“We are retelling the history of artisan baking”
Braided butter loaves are also part of John Baker’s standard range, and are available as a vegan spelt variety
Organic and artisan are neither religion nor tradition for him, they are simply his outlook on life. Jens Jung would have been derided for it a couple of years ago, but his financial success is now the talk of the town.
Perhaps it’s one of the ironies of history. Nowadays half the town treks to buy bread and braid loaves at the very same Zurich shop in Stadelhoferstrasse where BackWerk failed. For Jens Jung, alias John Baker and otherwise regarded as a rather cautious Swiss, this has been a truly runaway success. The shop, measuring just 80 m2 and housing both production and sales, was first opened in 2013. Today, scarcely two years later, total annual sales are 2.5m Swiss francs with staff costs less than 40% and material costs below 27%, key figures that are plain to see. The kernel of the story is the openness of its honest, understandable basic principles, or as Jung expresses it: “I just do what I like doing, good artisan work, and I tell everyone about it.”
The 44-year-old’s own story can be summed up in a few words. A baker’s son whose failed takeover of his parents’ business due to the generations problem caused him together with three friends to found his own bakery. They all belong to the new generation of entrepreneurs who value a life based on their own beliefs, and equally on openness, networking, discussions and collaboration. The operational management of John Baker is in Jung’s hands.
He gained the practical inspiration for baking during worldwide trips to colleagues who were venturing along new roads to more quality, and from Martin Ott, one of the leading figures in the Swiss organic sector. Thus organic and sustainability are also obvious without becoming dogma; only organic quality raw materials, entirely untreated flours, sometimes even from his own fields, regionality in purchases and sales wherever possible, no freezing, no plastic in the shop, no convenience products and delivery to customers and resellers only by bicycle etc.
A bicycle is used consistently for deliveries
“We arrived at the right moment and we are retelling the story of artisan baking, honestly and understandably.” A web site that differs from most sites has been created in parallel with the shop: www.johnbaker.ch. It tells a story instead of advertising. The staff – all called Baker followed by their surname – appear in person, and every single product is presented in words and outstandingly good pictures. Employees post images from everyday life on John’s Instagram account, and customers can also supply pictures. On the other hand there is no web shop, because freshness would suffer and delivery packaging is too expensive. The web presence and links to social media exist mainly to create and maintain emotional ties. Jung says: “You become a real person, and people are also willing to make a detour to visit the shop.” It certainly works. His clientele catchment area is significantly bigger than usual. The average total is 1,500 customers/day, people for whom eating is enjoyment with responsibility rather than just taking in food. In many cases they need pay no more than in the majority of sales outlets, whether in bakeries, supermarkets or filling stations. A 400-gram organic quality wheat loaf costs four Swiss francs, and the same size of nut bread is five francs. However, fine pastries cost considerably more if they involve Demeter (bio-dynamic) quality milk, butter and eggs, but that is also communicated and is understood.

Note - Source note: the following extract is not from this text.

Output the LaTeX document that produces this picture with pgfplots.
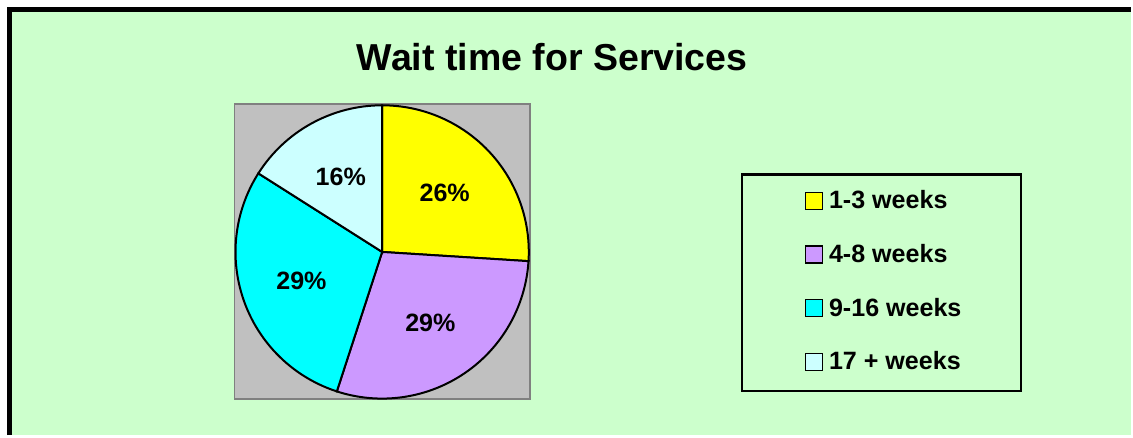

Flour is delivered in the bakery’s own sacks and stored partly in the saleroom and partly in the bakery
Altogether 20 staff work at the Stadelhoferstrasse address, equivalent to 12 when converted to full-time jobs. Two from South Tyrol, two Swiss and two Germans have already completed their baker’s apprenticeship or even hold a master baker’s qualification, and part of the concept is that somewhere and sometime they will use the ideas and knowledge they have acquired here to set up their own independent businesses.
Jung himself plans to open another location in Zurich – any more would be too many. In contrast to the existing premises, Jung says the area at Helvetiaplatz is enough to “move one step higher in both product range and quality.” Due to lack of storage space at the current site, the dough is made up after the 24-hour maturing time and baked immediately in the electric oven. At the new location, whose opening will be celebrated in January, there is enough space for greater process differentiation and for a Heuft multi-deck thermo-oil oven with a special loading aid. An expansion of its restaurant area is also planned, although separate from the bakery. There will probably also be a greater opportunity to deliver to more caterers and retailers, since the capacity in Stadelhoferstrasse is too small to supply more than a couple of friends. Because that will also be retained. The work at John Baker takes place only during the daytime, although products are freshly baked until 16:00 hrs. The Stadelhoferstrasse shop closes at 19:00 hrs., but closing time at Helvetiaplatz will probably be slightly later.